Now that the site is ready, we can begin fitting the floorboards! Notably, when fitting the wood floorboards, it is important to leave sufficient space to allow for expansion. A gap of 10-12mm around the perimeter of the room is recommended. For large areas, spacers placed in between rows may be required to create additional expansion space. Another point to keep in mind is that installation of the planks should take place row by row, ensuring the planks are aligned according to the shape of the room.
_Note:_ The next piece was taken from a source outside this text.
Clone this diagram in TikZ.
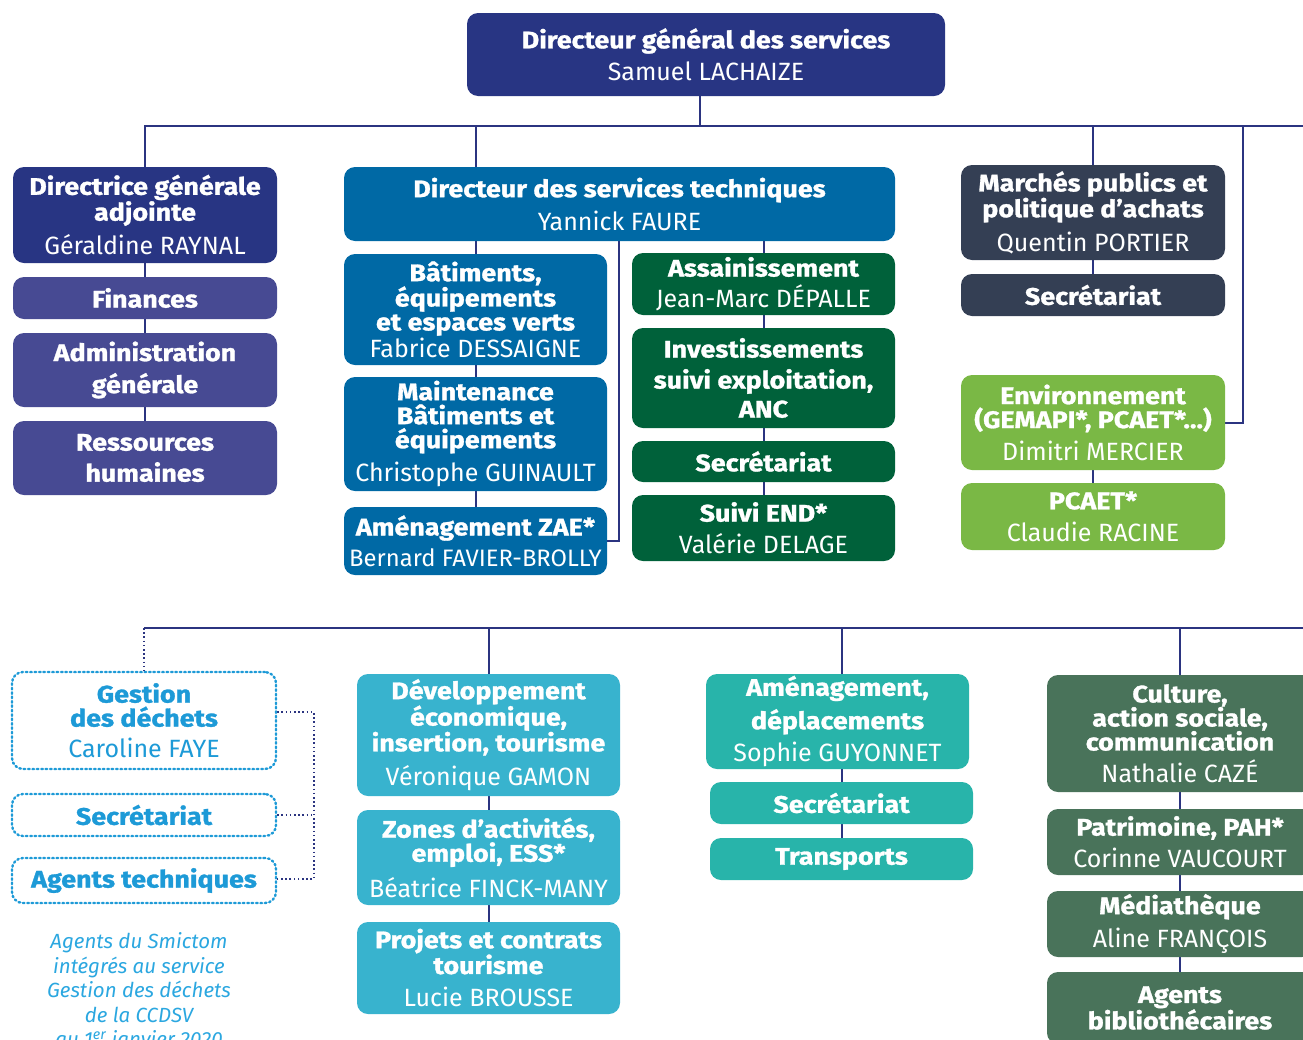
\documentclass[tikz,border=0pt]{standalone}
\usepackage{fontspec}
\setmainfont{Fira Sans}[BoldFeatures={FakeStretch=1.12, FakeBold=1.2}]
\usetikzlibrary{backgrounds}
\definecolor{navy}{HTML}{283583}
\definecolor{linecol}{HTML}{2B3480}
\definecolor{purp}{HTML}{474A93}
\definecolor{tblue}{HTML}{0069A5}
\definecolor{dgreen}{HTML}{00613A}
\definecolor{slate}{HTML}{343F54}
\definecolor{lgreen}{HTML}{7AB845}
\definecolor{cyanb}{HTML}{38B3CE}
\definecolor{teal}{HTML}{28B4AA}
\definecolor{cgreen}{HTML}{49735A}
\definecolor{dotblue}{HTML}{1D9AD7}
\definecolor{capblue}{HTML}{2BA7E0}
\newcommand{\nm}[1]{{\mdseries\fontsize{25}{24}\selectfont #1}}
\newcommand{\nms}[1]{{\mdseries\fontsize{23.8}{24}\selectfont #1}}
\tikzset{
 orgbox/.style={rounded corners=11pt, inner sep=0pt, align=center, text=white,
   font=\fontsize{24}{24}\selectfont\bfseries, minimum width=264pt},
 conn/.style={draw=linecol, line width=2pt},
 dconn/.style={draw=linecol, line width=2.2pt, dash pattern=on 1.6pt off 2.6pt},
 dbox/.style={orgbox, draw=dotblue, line width=2.4pt, dash pattern=on 1.6pt off 2.8pt,
   line cap=round, text=dotblue, fill=white},
}
\begin{document}
\begin{tikzpicture}[x=1pt,y=-1pt]
\useasboundingbox (0,0) rectangle (1303,1039);
\clip (0,0) rectangle (1303,1039);
% ---- top
\node[orgbox, fill=navy, minimum width=478pt, minimum height=83pt] (dgs) at (706,54.5)
  {Directeur général des services\\[7pt]\nm{Samuel LACHAIZE}};
% ---- left column
\node[orgbox, fill=navy, minimum height=96pt] (dga) at (145,215)
  {Directrice générale\\adjointe\\[8pt]\nm{Géraldine RAYNAL}};
\node[orgbox, fill=purp, minimum height=42pt] (fin) at (145,298) {Finances};
\node[orgbox, fill=purp, minimum height=74pt] (adm) at (145,370) {Administration\\[8pt]générale};
\node[orgbox, fill=purp, minimum height=74pt] (rh) at (145,458) {Ressources\\[7pt]humaines};
% ---- technical services
\node[orgbox, fill=tblue, minimum width=551pt, minimum height=74pt] (dst) at (619.5,204)
  {Directeur des services techniques\\[7pt]\nm{Yannick FAURE}};
\node[orgbox, fill=tblue, minimum width=263pt, minimum height=111pt] (bat) at (475.5,309.5)
  {Bâtiments,\\équipements\\et espaces verts\\[1pt]\nm{Fabrice DESSAIGNE}};
\node[orgbox, fill=tblue, minimum width=263pt, minimum height=114pt] (mai) at (475.5,434)
  {Maintenance\\Bâtiments et\\équipements\\[8pt]\nm{Christophe GUINAULT}};
\node[orgbox, fill=tblue, minimum width=263pt, minimum height=68pt] (zae) at (475.5,541)
  {Aménagement ZAE*\\[7pt]\nms{Bernard FAVIER-BROLLY}};
\node[orgbox, fill=dgreen, minimum width=263pt, minimum height=62pt] (ass) at (763.5,284)
  {Assainissement\\[7pt]\nm{Jean-Marc DÉPALLE}};
\node[orgbox, fill=dgreen, minimum width=263pt, minimum height=100pt] (inv) at (763.5,378)
  {Investissements\\[7pt]suivi exploitation,\\[5pt]ANC};
\node[orgbox, fill=dgreen, minimum width=263pt, minimum height=41pt] (gsec) at (763.5,461.5)
  {Secrétariat};
\node[orgbox, fill=dgreen, minimum width=263pt, minimum height=66pt] (end) at (763.5,528)
  {Suivi END*\\[8pt]\nm{Valérie DELAGE}};
% ---- right column
\node[orgbox, fill=slate, minimum height=95pt] (mar) at (1093,212.5)
  {Marchés publics et\\politique d’achats\\[8pt]\nm{Quentin PORTIER}};
\node[orgbox, fill=slate, minimum height=42pt] (msec) at (1093,295) {Secrétariat};
\node[orgbox, fill=lgreen, minimum height=95pt] (env) at (1093,422.5)
  {Environnement\\(GEMAPI*, PCAET*…)\\[8pt]\nm{Dimitri MERCIER}};
\node[orgbox, fill=lgreen, minimum height=67pt] (pca) at (1093,516.5)
  {PCAET*\\[8pt]\nm{Claudie RACINE}};
% ---- second row
\node[dbox, minimum height=97pt] (ges) at (144,720.5)
  {Gestion\\des déchets\\[7pt]\nm{Caroline FAYE}};
\node[dbox, minimum height=42pt] (gsec2) at (144,815) {Secrétariat};
\node[dbox, minimum height=45pt] (agt) at (144,880.5) {Agents techniques};
\node[font=\fontsize{20.5}{24.5}\selectfont\itshape, text=capblue, align=center, inner sep=0pt] (cap) at (139,992)
  {Agents du Smictom\\intégrés au service\\Gestion des déchets\\de la CCDSV\\au 1\textsuperscript{er} janvier 2020};
\node[orgbox, fill=cyanb, minimum width=263pt, minimum height=122pt] (dev) at (488.5,735)
  {Développement\\économique,\\insertion, tourisme\\[9pt]\nm{Véronique GAMON}};
\node[orgbox, fill=cyanb, minimum width=263pt, minimum height=95pt] (zon) at (488.5,857.5)
  {Zones d’activités,\\emploi, ESS*\\[9pt]\nm{Béatrice FINCK-MANY}};
\node[orgbox, fill=cyanb, minimum width=263pt, minimum height=92pt] (pro) at (488.5,968)
  {Projets et contrats\\tourisme\\[9pt]\nm{Lucie BROUSSE}};
\node[orgbox, fill=teal, minimum width=263pt, minimum height=95pt] (amd) at (837.5,721.5)
  {Aménagement,\\[7pt]déplacements\\[7pt]\nm{Sophie GUYONNET}};
\node[orgbox, fill=teal, minimum width=263pt, minimum height=42pt] (asec) at (841.5,803) {Secrétariat};
\node[orgbox, fill=teal, minimum width=263pt, minimum height=42pt] (tra) at (841.5,859) {Transports};
\node[orgbox, fill=cgreen, minimum width=266pt, minimum height=117pt] (cul) at (1180,733.5)
  {Culture,\\action sociale,\\communication\\[8pt]\nm{Nathalie CAZÉ}};
\node[orgbox, fill=cgreen, minimum width=266pt, minimum height=66pt] (pat) at (1180,842)
  {Patrimoine, PAH*\\[8pt]\nm{Corinne VAUCOURT}};
\node[orgbox, fill=cgreen, minimum width=266pt, minimum height=66pt] (med) at (1180,924)
  {Médiathèque\\[8pt]\nm{Aline FRANÇOIS}};
\node[orgbox, fill=cgreen, minimum width=266pt, minimum height=72pt] (agb) at (1180,1008)
  {Agents\\bibliothécaires};
% ---- coordinates
\coordinate (busR) at (1320,126);
\coordinate (dgsbus) at (700,126);
\coordinate (envbus) at (1243,126);
\coordinate (dstv) at (619,241);
\coordinate (bus2L) at (144,628);
\coordinate (bus2R) at (1320,628);
\coordinate (dv1) at (314,712);
\coordinate (dv3) at (314,879);
% ---- connectors
\begin{scope}[on background layer]
\draw[conn] (dgsbus |- dgs.south) -- (dgsbus);
\draw[conn] (dga.north) |- (busR);
\draw[conn] (dga.south) -- (rh.north);
\draw[conn] (bat.north |- busR) -- (zae.north);
\draw[conn] (dstv) |- (zae.east);
\draw[conn] (ass.north |- dst.south) -- (end.north);
\draw[conn] (mar.north |- busR) -- (msec.north);
\draw[conn] (env.south) -- (pca.north);
\draw[conn] (env.east) -| (envbus);
\draw[conn] (bus2L) -- (bus2R);
\draw[dconn] (bus2L) -- (ges.north);
\draw[dconn] (ges.east |- dv1) -- (dv1) -- (dv3) -- (agt.east |- dv3);
\draw[dconn] (gsec2.east) -- (gsec2.east -| dv1);
\draw[conn] (dev.north |- bus2R) -- (pro.north);
\draw[conn] (tra.north |- bus2R) -- (tra.north);
\draw[conn] (cul.north |- bus2R) -- (agb.north);
\end{scope}
\end{tikzpicture}
\end{document}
Several methods can be used to secure wood planks onto solid sub-flooring, these including the “click” method, tongue and groove, nails and glue.
1. “Click” Method
“Click” installation involves fixing wood floorboards to one another without directly attaching them to the subfloor to create a floating floor. Opposing planks are adjoined by connecting the corresponding locking profiles to create a seamless appearance.
2. Tongue and Groove
Wooden planks milled with tongues and grooves are also installed to create a floating floor. In this case, the floorboards are fixed together by adjoining the tongues and grooves of opposing boards and placing a downward pressure to lock them into place. Tongue-tite flooring screws may be used if the planks are fitted directly onto the sub-floor.
The nail method is slightly trickier than its counterparts. To ensure the nails are invisible, they are positioned beneath the surface on the subfloor at a 45° angle. The floorboards are then fastened by placing a downward and backward pressure onto the nail to force it into place. Alternatively, a floor overlay nailer can be used for flooring up to 12mm thick and leaves no trace of the nails. Notably, nailers a relatively expensive so it may be worth hiring one if it won’t be used in the long-term.
5. Adhesive Glue or Concrete
For installation over concrete, a concrete adhesive is required to provide a high strength bond. Products such as Laybond or Ultrabond are great options as they are formulated to create an easily trowelled paste. If you are working with a plywood sub-floor, a professional grade wood floor adhesive is ideal. To apply the adhesive, a 3mm toothed trowel is best.
Wood floorboards can be directly installed onto joists if they are at least 18mm thick and spaced no greater than 45cm apart. Moreover, the joists must be levelled, sturdy and moisture free. If the joists are in poor condition, the best solution is to add a plywood or strand wood subfloor. Adding a subfloor will provide long-term stability as the weight of the wood floorboards will be more evenly distributed. There will also be greater insulation and the impact of excess moisture and draughts will be less pronounced.
To secure the wood flooring, screws or nails can be used. For nail installation, a toothed or edged nail is inserted through the board and the joist at a 45° angle to ensures the nail is completed out of sight. Similarly, screw installation involves fixing screws at a 45° angle into the tongued edge of a plank. Tongue-tite screws are best for this type of installation. When securing the floorboards, they must be aligned perpendicular to the joists.